Vita scritta da esso
- Autore: Vittorio Alfieri
- Genere: Storie vere
- Categoria: Narrativa Italiana
Pochi mesi prima di morire, Enzo Siciliano, scrittore e critico letterario, pubblicò su La Repubblica un articolo intitolato Una cotta per l’Alfieri, nel quale si legge:
«A vent’anni mi innamorai di Vittorio Alfieri […] di lui amai le parole, […] il loro ritmo, o la piega dentro la quale esse andavano a nascondersi e a rivelare una incauta vitalità -nervosismo e tratti di schizofrenia, dolore, entusiasmo, un’ostilità all’esistenza che è profondo amore per essa, orgoglio virile, e infine bellezza».
Si può dire di me la stessa cosa, cambiando solo l’età; pochi mesi fa, nel marzo del mio quarto anno di liceo, lo lessi e lo studiai sui libri di scuola: mi conquistò la sua vitalità prorompente, la sua irrequietezza, il violento impeto del grido di «Volli, volli sempre, fortissimamente volli» affidato alle pagine delle sue infinite Lettere.

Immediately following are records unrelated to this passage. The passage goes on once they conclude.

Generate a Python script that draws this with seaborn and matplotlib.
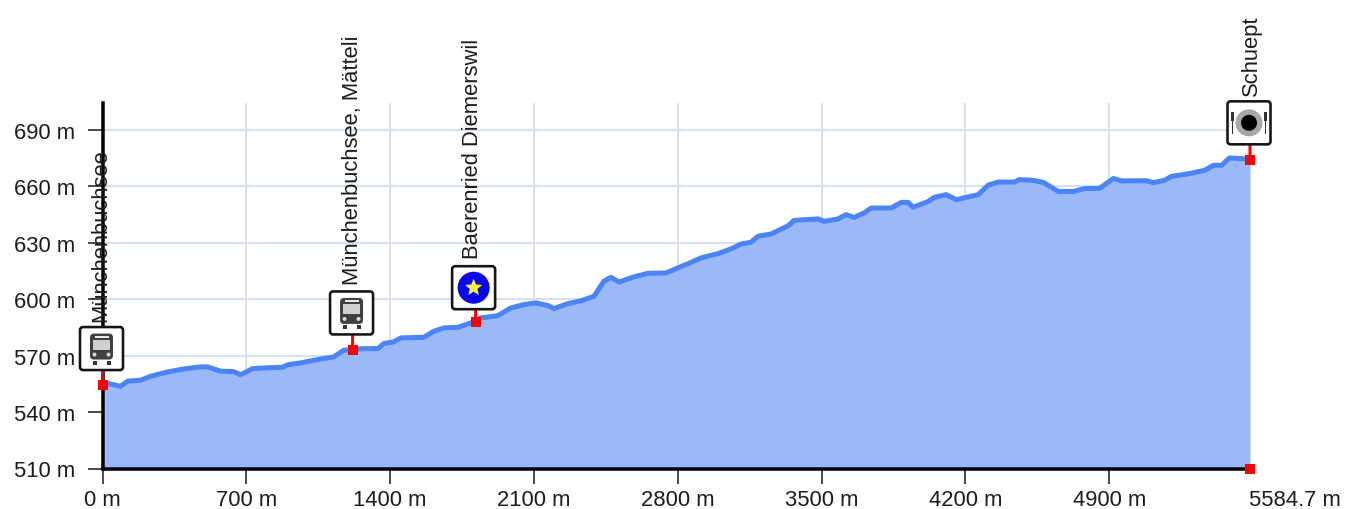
import pandas as pd
import seaborn as sns
import matplotlib
matplotlib.use("Agg")
import matplotlib.pyplot as plt
from matplotlib.patches import Circle, FancyBboxPatch, Rectangle, PathPatch
from matplotlib.path import Path
from matplotlib.offsetbox import AnnotationBbox, DrawingArea
from matplotlib.transforms import Affine2D

distance = [0,29,88,122,185,234,317,395,477,511,575,638,672,731,804,877,901,964,1047,1125,1174,1208,1271,1340,1369,1417,1452,1564,1612,1661,1729,1793,1841,1924,1987,2051,2109,2168,2197,2265,2328,2392,2440,2474,2513,2586,2655,2742,2801,2864,2913,2996,3059,3108,3156,3190,3254,3337,3366,3415,3483,3512,3580,3619,3658,3707,3741,3838,3887,3921,3945,4019,4048,4106,4155,4213,4262,4311,4360,4438,4462,4530,4579,4652,4725,4779,4852,4920,4959,5080,5115,5168,5202,5285,5363,5407,5446,5485,5567,5584.7]
elevation = [555.4,555.1,553.7,556.4,556.9,559.0,561.3,562.9,564.0,564.0,561.7,561.5,559.8,563.1,563.5,563.8,565.1,566.1,567.9,569.3,572.8,573.2,573.7,573.7,576.4,577.3,579.4,579.7,582.9,584.7,585.0,587.4,590.0,591.2,595.3,597.1,598.0,596.6,595.0,597.6,599.1,601.5,609.5,611.6,609.1,611.8,613.7,613.9,616.6,619.5,621.9,624.2,626.7,629.3,630.2,633.4,634.6,639.0,641.8,642.2,642.6,641.3,642.6,644.9,643.4,645.8,648.4,648.4,651.4,651.4,648.8,651.9,654.1,655.5,652.8,654.3,655.5,660.6,662.2,662.2,663.5,663.1,662.0,657.2,657.2,658.7,658.8,664.1,662.8,662.9,661.9,663.1,665.2,666.6,668.4,671.1,671.1,675.0,674.5,674.1]
x_ticks = [0,700,1400,2100,2800,3500,4200,4900]
y_ticks = [510,540,570,600,630,660,690]
poi_names = ["Münchenbuchsee","Münchenbuchsee, Mätteli","Baerenried Diemerswil","Schuept"]
poi_x = [0,1217,1816,5584.7]
poi_y = [554.6,573,588,674]
poi_icon = ["bus","bus","star","food"]
end_x = 5584.7
total_label = "5584.7 m"

W, H = 1365, 510
DPI = 100
PT = 72/DPI
FS = 22*PT
TXT = "#1c1c1c"
sns.set_theme(style="white")
plt.rcParams["font.family"] = ["Liberation Sans", "DejaVu Sans"]

fig = plt.figure(figsize=(W/DPI, H/DPI), dpi=DPI)
ax = fig.add_axes([102.5/W, 1-469.5/H, (1250-102.5)/W, (469.5-104)/H])
ax.set_xlim(0, end_x)
ax.set_ylim(510, 704.2)

df = pd.DataFrame({"distance": distance, "elevation": elevation})
ax.fill_between(distance, elevation, 510, color="#9bb9f8", lw=0, zorder=2)
sns.lineplot(data=df, x="distance", y="elevation", ax=ax, color="#4a84f6", lw=5*PT, zorder=3,
             errorbar=None, estimator=None, sort=False)

ax.set_xticks(x_ticks)
ax.set_yticks(y_ticks)
ax.set_xticklabels([f"{v} m" for v in x_ticks])
ax.set_yticklabels([f"{v} m" for v in y_ticks])
ax.set_xlabel("")
ax.set_ylabel("")
ax.grid(True, color="#d6e1f9", lw=2*PT, zorder=1)
ax.set_axisbelow(True)
for s in ("top", "right"):
    ax.spines[s].set_visible(False)
for s in ("left", "bottom"):
    ax.spines[s].set_linewidth(3.5*PT)
    ax.spines[s].set_color("black")
    ax.spines[s].set_zorder(5)
ax.tick_params(axis="both", length=15*PT, width=1.6*PT, color="#222222", labelcolor=TXT,
               labelsize=FS, bottom=True, left=True)
ax.tick_params(axis="y", pad=12*PT)
ax.tick_params(axis="x", pad=6*PT)

ax.annotate(total_label, (end_x, 510), xytext=(-1*PT, -21*PT), textcoords="offset points",
            ha="left", va="top", fontsize=FS, color=TXT, annotation_clip=False)


def px(v):
    return v*PT


def make_icon(kind):
    S = 46
    da = DrawingArea(px(S), px(S), 0, 0, clip=False)
    da.add_artist(FancyBboxPatch((px(1.5), px(1.5)), px(S-3), px(S-3),
                                 boxstyle=f"round,pad=0,rounding_size={px(3)}",
                                 fc="white", ec="#151515", lw=2.6*PT))
    c = S/2
    if kind == "bus":
        da.add_artist(FancyBboxPatch((px(c-11.5), px(c-11)), px(23), px(26),
                                     boxstyle=f"round,pad=0,rounding_size={px(4)}",
                                     fc="#404040", ec="none"))
        da.add_artist(Rectangle((px(c-8.5), px(c-1)), px(17), px(10), fc="#cfcfcf", ec="none"))
        da.add_artist(Rectangle((px(c-7), px(c+11)), px(14), px(2), fc="#e8e8e8", ec="none"))
        for dx in (-7, 7):
            da.add_artist(Circle((px(c+dx), px(c-6)), px(2), fc="#d8d8d8", ec="none"))
            da.add_artist(Rectangle((px(c+dx-2), px(c-16)), px(4), px(4), fc="#333333", ec="none"))
    elif kind == "star":
        da.add_artist(Circle((px(c), px(c)), px(16), fc="#0808e8", ec="none"))
        star = Path.unit_regular_star(5, 0.45)
        tr = Affine2D().scale(px(9)).translate(px(c), px(c))
        da.add_artist(PathPatch(star.transformed(tr), fc="#f7f23c", ec="none"))
    else:
        da.add_artist(Circle((px(c), px(c)), px(13.5), fc="#a8a8a8", ec="none"))
        da.add_artist(Circle((px(c), px(c)), px(8), fc="#000000", ec="none"))
        for dx in (-16.5, 16.5):
            da.add_artist(Rectangle((px(c+dx-0.8), px(c-11)), px(1.6), px(22), fc="#333333", ec="none"))
            da.add_artist(Rectangle((px(c+dx-1.5), px(c+2)), px(3), px(9), fc="#333333", ec="none"))
    return da


box_rise = [36, 37, 34, 37]
box_shift = [-1, -1, -2, -1]
label_shift = [-2, 0, -3, 1]
label_rise = [64, 66, 64, 65]
for name, xv, yv, kind, rise, bs, ls, lr in zip(poi_names, poi_x, poi_y, poi_icon, box_rise,
                                                 box_shift, label_shift, label_rise):
    ax.annotate("", xy=(xv, yv), xytext=(0, rise*PT), textcoords="offset points",
                arrowprops=dict(arrowstyle="-", color="#ff0000", lw=3*PT, shrinkA=0, shrinkB=0),
                annotation_clip=False, zorder=6)
    ab = AnnotationBbox(make_icon(kind), (xv, yv), xybox=(bs*PT, rise*PT),
                        boxcoords="offset points", frameon=False, pad=0,
                        box_alignment=(0.5, 0.5), annotation_clip=False, zorder=7)
    ax.add_artist(ab)
    ax.annotate(name, (xv, yv), xytext=(ls*PT, lr*PT), textcoords="offset points",
                rotation=90, ha="center", va="bottom", fontsize=FS, color=TXT,
                annotation_clip=False, zorder=8)

sns.scatterplot(x=poi_x+[end_x], y=poi_y+[510], ax=ax, marker="s", s=(10*PT)**2, color="#ff0000",
                linewidth=0, zorder=9, clip_on=False, legend=False)

fig.savefig("out.png", dpi=DPI, facecolor="white")
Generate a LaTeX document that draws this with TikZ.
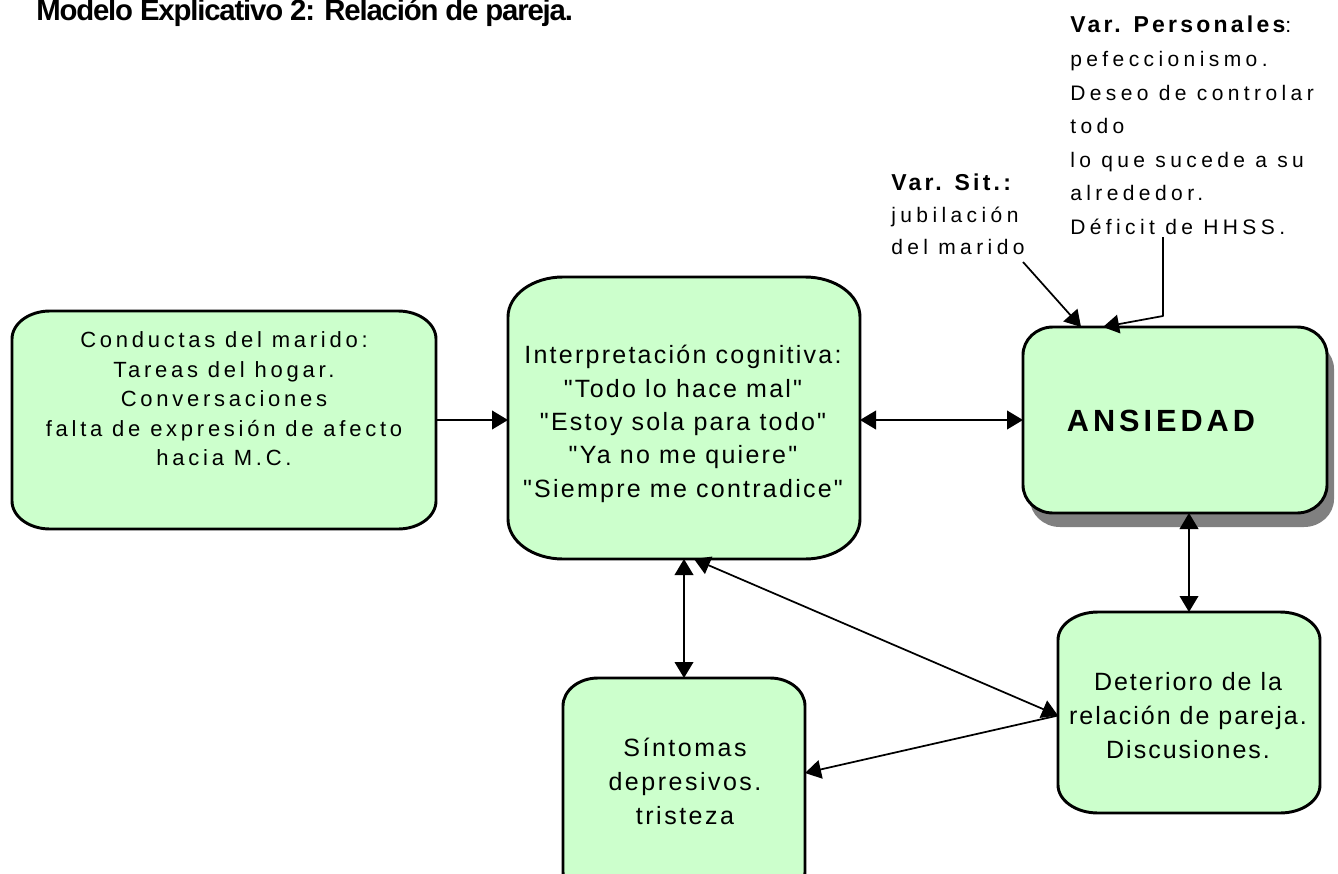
\documentclass[tikz,border=0pt]{standalone}
\usepackage{fontspec}
\setmainfont{Liberation Sans}
\usetikzlibrary{arrows.meta,calc}
\newfontfamily\ftitle[LetterSpace=-4]{Liberation Sans}
\newfontfamily\fleft[LetterSpace=17]{Liberation Sans}
\newfontfamily\fmid[LetterSpace=9]{Liberation Sans}
\newfontfamily\fdet[LetterSpace=8]{Liberation Sans}
\newfontfamily\fsin[LetterSpace=10]{Liberation Sans}
\newfontfamily\fvar[LetterSpace=21]{Liberation Sans}
\newfontfamily\fvarhead[LetterSpace=14]{Liberation Sans}
\newfontfamily\fans[LetterSpace=13]{Liberation Sans}
\definecolor{boxgreen}{RGB}{204,255,204}
\definecolor{shadowgray}{RGB}{128,128,128}
% rounded rectangle with elliptical corners: style, x1,y1,x2,y2 (pixels, y down), rx, ry
\newcommand\eshape[7]{%
  \path[#1] ({#2+#6},{-#3}) -- ({#4-#6},{-#3})
   arc[start angle=90,end angle=0,x radius=#6,y radius=#7]
   -- ({#4},{-#5+#7})
   arc[start angle=0,end angle=-90,x radius=#6,y radius=#7]
   -- ({#2+#6},{-#5})
   arc[start angle=270,end angle=180,x radius=#6,y radius=#7]
   -- ({#2},{-#3-#7})
   arc[start angle=180,end angle=90,x radius=#6,y radius=#7]
   -- cycle;}
\newcommand\mkboxnode[5]{%
  \node[anchorbox, minimum width={(#4-#2)*0.75pt}, minimum height={(#5-#3)*0.75pt}] (#1) at ({(#2+#4)/2},{-(#3+#5)/2}) {};}
\begin{document}
\begin{tikzpicture}[x=0.75pt,y=0.75pt,line join=round,
  boxshape/.style={draw=black,line width=2.2pt,fill=boxgreen},
  shadowshape/.style={fill=shadowgray},
  anchorbox/.style={draw=none,fill=none,inner sep=0pt,outer sep=0pt,rectangle},
  txt/.style={inner sep=0pt,align=center},
  vartxt/.style={inner sep=0pt,align=left,anchor=north west},
  conn/.style={line width=1.3pt,draw=black},
  oneway/.style={conn,-{Triangle[length=12pt,width=14pt]}},
  twoway/.style={conn,{Triangle[length=12pt,width=14pt]}-{Triangle[length=12pt,width=14pt]}}]

\useasboundingbox (0,0) rectangle (1338,-874);
\fill[white] (0,0) rectangle (1338,-874);

% title (cut at the top edge, as in the reference)
\node[anchor=base west,inner sep=0pt,font=\ftitle\bfseries\fontsize{22pt}{26pt}\selectfont] (title) at (36,-21) {Modelo Explicativo 2: Relación de pareja.};

% boxes
\eshape{boxshape}{12}{311}{436}{529}{38}{28}
\mkboxnode{cond}{12}{311}{436}{529}
\eshape{boxshape}{508}{277}{860}{559}{55}{40}
\mkboxnode{interp}{508}{277}{860}{559}
\eshape{shadowshape}{1030}{341}{1334}{527}{30}{28}
\eshape{boxshape}{1023}{327}{1327}{513}{30}{28}
\mkboxnode{ans}{1023}{327}{1327}{513}
\eshape{boxshape}{1058}{612}{1320}{813}{40}{28}
\mkboxnode{det}{1058}{612}{1320}{813}
\eshape{boxshape}{563}{678}{805}{900}{35}{28}
\mkboxnode{sin}{563}{678}{805}{900}

% box texts
\node[txt,font=\fleft\fontsize{16.5pt}{22.1pt}\selectfont] (condtxt) at (224,-399)
  {Conductas del marido:\\Tareas del hogar.\\Conversaciones\\falta de expresión de afecto\\hacia M.C.};
\node[txt,font=\fmid\fontsize{18.75pt}{25pt}\selectfont] (interptxt) at (683,-424)
  {Interpretación cognitiva:\\"Todo lo hace mal"\\"Estoy sola para todo"\\"Ya no me quiere"\\"Siempre me contradice"};
\node[txt,font=\fans\bfseries\fontsize{23pt}{28pt}\selectfont] (anstxt) at (1161,-421) {ANSIEDAD};
\node[txt,font=\fdet\fontsize{18.75pt}{25.5pt}\selectfont] (dettxt) at (1188,-716)
  {Deterioro de la\\relación de pareja.\\Discusiones.};
\node[txt,font=\fsin\fontsize{18.75pt}{25.5pt}\selectfont] (sintxt) at (685,-781)
  {Síntomas\\depresivos.\\tristeza};

% side variables
\node[vartxt,font=\fvar\fontsize{15.75pt}{25.2pt}\selectfont] (varpers) at (1070,-16)
  {{\fvarhead\bfseries\fontsize{17.25pt}{25.2pt}\selectfont Var. Personales}:\\pefeccionismo.\\Deseo de controlar\\todo\\lo que sucede a su\\alrededor.\\Déficit de HHSS.};
\node[vartxt,font=\fvar\fontsize{15.75pt}{24pt}\selectfont] (varsit) at (891,-174)
  {{\fvarhead\bfseries\fontsize{17.25pt}{24pt}\selectfont Var. Sit.:}\\jubilación\\del marido};

% connectors
\draw[oneway] (cond.east) -- (cond.east -| interp.west);
\draw[twoway] (ans.west -| interp.east) -- (ans.west);
\draw[twoway] (det.north |- ans.south) -- (det.north);
\draw[twoway] (interp.south) -- (sin.north);
\coordinate (detleft) at ($(det.west)+(0,-3)$);
\draw[twoway] (detleft) -- ($(interp.south)+(10,0)$);
\draw[oneway] (detleft) -- ($(sin.east)+(0,16)$);

\coordinate (sitfrom) at (1023,-262);
\draw[oneway] (sitfrom) -- ($(ans.north west)+(58,0)$);
\coordinate (persfrom) at (1163,-237);
\draw[oneway] (persfrom) -- (1163,-316) -- ($(ans.north west)+(80,0)$);
\end{tikzpicture}
\end{document}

Questa iniziale infatuazione non scemò quando da lui passammo a Foscolo e poi a Manzoni e, per quanto questi autori potessero stuzzicare la mia fantasia e il mio gusto, Alfieri non mi usciva di mente, e non credo lo farà tanto presto.
Ed ecco dunque che mi fiondo in libreria per procurarmi Vita scritta da esso, uscendone poco dopo tutta contenta con il delizioso volumetto in mano.
Amando già l’autore, non si può non amare quest’autobiografia, in cui Alfieri ha voluto «lasciar fare alla penna», accompagnandoci dalla sua nascita, avvenuta ad Asti nel 1749, alla giovinezza, trascorsa alla Reale Accademia di Torino, che egli detestò e dalla quale uscì sentendosi niente più che «asino fra gli asini», fino a poco tempo prima della morte, sopraggiunta nel 1803.
Sin dall’infanzia, vediamo emergere in lui la tendenza alla solitudine, accompagnata da una costante, sfibrante irrequietezza, che sarà poi il fuoco che lo terrà sempre in movimento, il vento irresistibile che lo trascinerà nei suoi vagabondaggi per la Francia, l’Inghilterra, la Svezia, la Danimarca, la Prussia, l’acqua, infine, che farà sbocciare in lui il «tacito orror» per i paesaggi impervi e desolati e alimenterà il suo sdegno verso ogni forma di potere.
Dell’andare non mi saziava mai, ma immediatamente mi addolorava lo stare.
Ma la Vita, oltre che essere un racconto autobiografico, ci parla di quelle che per il poeta furono le tappe interiori di un percorso che inizia con la sua conversione letteraria del 1775 e prosegue con il successivo sviluppo della poetica tragica, spaziando dal titanismo e l’io megalitico al radicale pessimismo e il senso di impotenza di fronte alle sofferenze e le disgrazia che la vita, per sua natura, comporta. È anche la storia di due grandi amori, l’uno per la letteratura, che condusse alla genesi delle sue tragedie e dei suoi altri scritti, e l’altro per la contessa d’Albany, il «degno amore», che, a suo stesso dire, insieme alla scrittura fu quel che lo salvò dalla disperazione.
Mi avvidi, che la mia infelicità proveniva soltanto dal bisogno, anzi necessità ch’era in me di avere ad un tempo stesso il cuore occupato da un degno amore, e la mente da un qualche nobile lavoro; e ogniqualvolta l’una delle due cose mi mancò, io rimasi incapace dell’altra, e sazio e infastidito e oltre ogni dire angustiato.
Con l’accurato e intimo studio che compie di se stesso, Alfieri sembra spezzare anche le ultime catene che lo tengono legato alla dottrina dei «gelati filosofisti che da null’altro son mossi fuorché da due e due son quattro». E come potrebbe, d’altronde, la marmorea compostezza dell’epoca dei lumi adattarsi al genio preromantico che diede vita a trionfi di sensibilità quali sono il Saul o l’Agamennone, al paladino delle «cagioni intime» e di quel «forte sentire» che il razionalismo, assassino inclemente quanto astuto, tenta di soffocare?
Questo e molto altro è la Vita scritta da esso, compendio di un autore che ha fatto la storia della letteratura, sì, ma, soprattutto, ritratto sincero di un uomo che non potendo appartenere alla sua epoca decise di appartenere solo ai libri e all’amore, e ancor più, a se stesso e alla sua capacità di sentire.
Dio chiamo io l’uomo vivissimamente sentente.